** Start Provided data **

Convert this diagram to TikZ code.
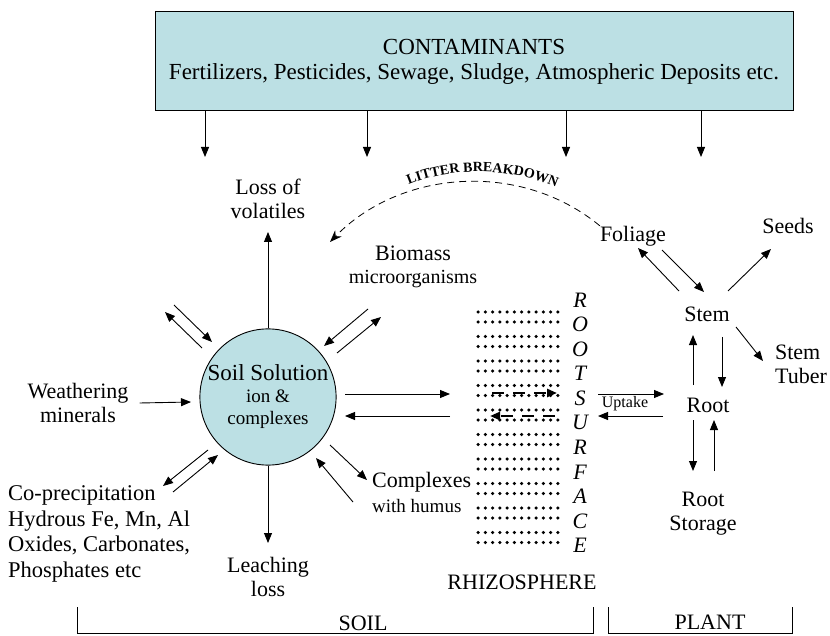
\documentclass[tikz,border=0pt]{standalone}
\usepackage{fontspec}
\setmainfont{Liberation Serif}
\usepackage{tikz}
\usetikzlibrary{positioning,calc,arrows.meta,decorations.text}
\definecolor{PaleCyan}{RGB}{188,224,228}

\tikzset{
    arr/.style={-{Triangle[length=10pt,width=8pt]},line width=0.9pt},
    big/.style={font=\fontsize{22}{24}\selectfont,inner sep=0pt,align=center},
    mid/.style={font=\fontsize{19}{22}\selectfont,inner sep=0pt,align=center},
    tiny/.style={font=\fontsize{16}{18}\selectfont,inner sep=0pt},
    rootletter/.style={font=\fontsize{22}{24}\selectfont\itshape,inner sep=0pt},
    dashy/.style={-{Triangle[length=10pt,width=8pt]},line width=2.6pt,dash pattern=on 12pt off 9pt},
}

\begin{document}
\begin{tikzpicture}[x=1pt,y=-1pt]
    \useasboundingbox (0,0) rectangle (830,636);
    \node[draw,fill=PaleCyan,line width=1pt,minimum width=638pt,minimum height=99pt,big,
        font=\fontsize{23}{25}\selectfont] (cont) at (474,61.5)
        {CONTAMINANTS\\Fertilizers, Pesticides, Sewage, Sludge, Atmospheric Deposits etc.};
    \foreach \x/\n in {205/a,367/b,566/c,701/d}{
        \coordinate (drop\n) at (\x,157);
        \draw[arr] (cont.south -| drop\n) -- (drop\n);
    }

    \node[circle,draw,fill=PaleCyan,minimum size=130pt,inner sep=0pt,line width=0.9pt,align=center,
        font=\fontsize{19}{22}\selectfont] (sol) at (268,397)
        {{\fontsize{23}{25}\selectfont Soil Solution}\\ion \&\\complexes};

    \node[big] (loss) at (268,199) {Loss of\\volatiles};
    \node[big] (bio) at (413,253) {Biomass};
    \node[mid,font=\fontsize{20}{22}\selectfont] (micro) at (413,279) {microorganisms};
    \node[big] (wea) at (78,403) {Weathering\\minerals};
    \node[big,font=\fontsize{22.5}{25.5}\selectfont,align=left,anchor=west] (cop) at (8,534)
        {Co-precipitation\\Hydrous Fe, Mn, Al\\Oxides, Carbonates,\\Phosphates etc};
    \node[big] (leach) at (268,577) {Leaching\\loss};
    \node[big,anchor=west] (cplx) at (372,482) {Complexes};
    \node[mid,anchor=west] (humus) at (372,506) {with humus};
    \node[big] (rhizo) at (522,582) {RHIZOSPHERE};
    \node[big] (soil) at (363,623) {SOIL};
    \node[big] (plant) at (710,622) {PLANT};

    \node[big] (fol) at (633,236) {Foliage};
    \node[big] (seeds) at (788,226) {Seeds};
    \node[big] (stem) at (707,314) {Stem};
    \node[big,align=left] (tuber) at (801,364) {Stem\\Tuber};
    \node[big] (root) at (708,405) {Root};
    \node[big] (store) at (703,514) {Root\\Storage};
    \node[tiny] (up) at (625,404) {Uptake};

    \foreach \l [count=\i from 0] in {R,O,O,T,S,U,R,F,A,C,E}
        \node[rootletter] (rs\i) at (580,{300+24.55*\i}) {\l};

    \foreach \r in {0,...,9}
        \foreach \s in {0,10}
            \foreach \c in {0,...,11}
                \fill ({478+7.27*\c},{312+24.5*\r+\s}) circle (1.75pt);

    \draw[arr] (sol.north) -- ($(loss)+(0,33)$);
    \draw[arr] (sol.south) -- ($(leach)+(0,-34)$);
    \draw[arr] ([xshift=11pt]wea.east) -- ($(sol)+(-77,5)$);
    \foreach \fx/\fy/\tx/\ty in {-66/-49/-103/-85, -94/-92/-56/-55, 100/-88/56/-51, 69/-44/113/-80,
        -60/53/-105/89, -95/95/-50/58, 62/48/99/83, 85/105/48/61, 77/-3/182/-3, 182/19/77/19}
        \draw[arr] ($(sol)+(\fx,\fy)$) -- ($(sol)+(\tx,\ty)$);

    \draw[dashy] ($(rs4)+(-88,-5.2)$) -- ($(rs4)+(-23,-5.2)$);
    \draw[dashy] ($(rs5)+(-25,-6.75)$) -- ($(rs5)+(-90,-6.75)$);
    \draw[arr] ($(rs4)+(18,-4.2)$) -- ($(root)+(-44,-11)$);
    \draw[arr] ($(root)+(-45,11)$) -- ($(rs5)+(18,-6.75)$);

    \draw[arr] ($(stem)+(-28,-23)$) -- ($(fol)+(5,12)$);
    \draw[arr] ($(fol)+(29,14)$) -- ($(stem)+(-3,-22)$);
    \draw[arr] ($(stem)+(21,-23)$) -- ($(seeds)+(-17,23)$);
    \draw[arr] ($(stem)+(29,13)$) -- ($(tuber)+(-38,-3)$);
    \draw[arr] ($(root)+(-15,-20)$) -- ($(stem)+(-14,21)$);
    \draw[arr] ($(stem)+(15,23)$) -- ($(root)+(14,-18)$);
    \draw[arr] ($(root)+(-15,15)$) -- ($(store)+(-10,-43)$);
    \draw[arr] ($(store)+(11,-43)$) -- ($(root)+(6,15)$);

    \draw[dash pattern=on 7pt off 5pt,line width=0.8pt,-{Stealth[length=12pt,width=9pt]}]
        (fol.north west) .. controls (520,160) and (400,170) .. ($(loss)+(62,43)$);
    \path[decorate,decoration={text along path,text align=center,
        text={|\fontsize{14}{14}\selectfont\bfseries|LITTER BREAKDOWN}}]
        (402,188) .. controls (448,166) and (512,166) .. (563,190);

    \draw[line width=1pt] (77,607) |- (593,633) -- (593,607);
    \draw[line width=1pt] (608,607) |- (792,633) -- (792,607);
\end{tikzpicture}
\end{document}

** End Provided data **

• [Problem to solve]: Reproduce the whole listing exactly, but not the images in it.

• [Answer to this task]:
Convert this diagram to TikZ code.
\documentclass[tikz,border=0pt]{standalone}
\usepackage{fontspec}
\setmainfont{Liberation Serif}
\usepackage{tikz}
\usetikzlibrary{positioning,calc,arrows.meta,decorations.text}
\definecolor{PaleCyan}{RGB}{188,224,228}

\tikzset{
    arr/.style={-{Triangle[length=10pt,width=8pt]},line width=0.9pt},
    big/.style={font=\fontsize{22}{24}\selectfont,inner sep=0pt,align=center},
    mid/.style={font=\fontsize{19}{22}\selectfont,inner sep=0pt,align=center},
    tiny/.style={font=\fontsize{16}{18}\selectfont,inner sep=0pt},
    rootletter/.style={font=\fontsize{22}{24}\selectfont\itshape,inner sep=0pt},
    dashy/.style={-{Triangle[length=10pt,width=8pt]},line width=2.6pt,dash pattern=on 12pt off 9pt},
}

\begin{document}
\begin{tikzpicture}[x=1pt,y=-1pt]
    \useasboundingbox (0,0) rectangle (830,636);
    \node[draw,fill=PaleCyan,line width=1pt,minimum width=638pt,minimum height=99pt,big,
        font=\fontsize{23}{25}\selectfont] (cont) at (474,61.5)
        {CONTAMINANTS\\Fertilizers, Pesticides, Sewage, Sludge, Atmospheric Deposits etc.};
    \foreach \x/\n in {205/a,367/b,566/c,701/d}{
        \coordinate (drop\n) at (\x,157);
        \draw[arr] (cont.south -| drop\n) -- (drop\n);
    }

    \node[circle,draw,fill=PaleCyan,minimum size=130pt,inner sep=0pt,line width=0.9pt,align=center,
        font=\fontsize{19}{22}\selectfont] (sol) at (268,397)
        {{\fontsize{23}{25}\selectfont Soil Solution}\\ion \&\\complexes};

    \node[big] (loss) at (268,199) {Loss of\\volatiles};
    \node[big] (bio) at (413,253) {Biomass};
    \node[mid,font=\fontsize{20}{22}\selectfont] (micro) at (413,279) {microorganisms};
    \node[big] (wea) at (78,403) {Weathering\\minerals};
    \node[big,font=\fontsize{22.5}{25.5}\selectfont,align=left,anchor=west] (cop) at (8,534)
        {Co-precipitation\\Hydrous Fe, Mn, Al\\Oxides, Carbonates,\\Phosphates etc};
    \node[big] (leach) at (268,577) {Leaching\\loss};
    \node[big,anchor=west] (cplx) at (372,482) {Complexes};
    \node[mid,anchor=west] (humus) at (372,506) {with humus};
    \node[big] (rhizo) at (522,582) {RHIZOSPHERE};
    \node[big] (soil) at (363,623) {SOIL};
    \node[big] (plant) at (710,622) {PLANT};

    \node[big] (fol) at (633,236) {Foliage};
    \node[big] (seeds) at (788,226) {Seeds};
    \node[big] (stem) at (707,314) {Stem};
    \node[big,align=left] (tuber) at (801,364) {Stem\\Tuber};
    \node[big] (root) at (708,405) {Root};
    \node[big] (store) at (703,514) {Root\\Storage};
    \node[tiny] (up) at (625,404) {Uptake};

    \foreach \l [count=\i from 0] in {R,O,O,T,S,U,R,F,A,C,E}
        \node[rootletter] (rs\i) at (580,{300+24.55*\i}) {\l};

    \foreach \r in {0,...,9}
        \foreach \s in {0,10}
            \foreach \c in {0,...,11}
                \fill ({478+7.27*\c},{312+24.5*\r+\s}) circle (1.75pt);

    \draw[arr] (sol.north) -- ($(loss)+(0,33)$);
    \draw[arr] (sol.south) -- ($(leach)+(0,-34)$);
    \draw[arr] ([xshift=11pt]wea.east) -- ($(sol)+(-77,5)$);
    \foreach \fx/\fy/\tx/\ty in {-66/-49/-103/-85, -94/-92/-56/-55, 100/-88/56/-51, 69/-44/113/-80,
        -60/53/-105/89, -95/95/-50/58, 62/48/99/83, 85/105/48/61, 77/-3/182/-3, 182/19/77/19}
        \draw[arr] ($(sol)+(\fx,\fy)$) -- ($(sol)+(\tx,\ty)$);

    \draw[dashy] ($(rs4)+(-88,-5.2)$) -- ($(rs4)+(-23,-5.2)$);
    \draw[dashy] ($(rs5)+(-25,-6.75)$) -- ($(rs5)+(-90,-6.75)$);
    \draw[arr] ($(rs4)+(18,-4.2)$) -- ($(root)+(-44,-11)$);
    \draw[arr] ($(root)+(-45,11)$) -- ($(rs5)+(18,-6.75)$);

    \draw[arr] ($(stem)+(-28,-23)$) -- ($(fol)+(5,12)$);
    \draw[arr] ($(fol)+(29,14)$) -- ($(stem)+(-3,-22)$);
    \draw[arr] ($(stem)+(21,-23)$) -- ($(seeds)+(-17,23)$);
    \draw[arr] ($(stem)+(29,13)$) -- ($(tuber)+(-38,-3)$);
    \draw[arr] ($(root)+(-15,-20)$) -- ($(stem)+(-14,21)$);
    \draw[arr] ($(stem)+(15,23)$) -- ($(root)+(14,-18)$);
    \draw[arr] ($(root)+(-15,15)$) -- ($(store)+(-10,-43)$);
    \draw[arr] ($(store)+(11,-43)$) -- ($(root)+(6,15)$);

    \draw[dash pattern=on 7pt off 5pt,line width=0.8pt,-{Stealth[length=12pt,width=9pt]}]
        (fol.north west) .. controls (520,160) and (400,170) .. ($(loss)+(62,43)$);
    \path[decorate,decoration={text along path,text align=center,
        text={|\fontsize{14}{14}\selectfont\bfseries|LITTER BREAKDOWN}}]
        (402,188) .. controls (448,166) and (512,166) .. (563,190);

    \draw[line width=1pt] (77,607) |- (593,633) -- (593,607);
    \draw[line width=1pt] (608,607) |- (792,633) -- (792,607);
\end{tikzpicture}
\end{document}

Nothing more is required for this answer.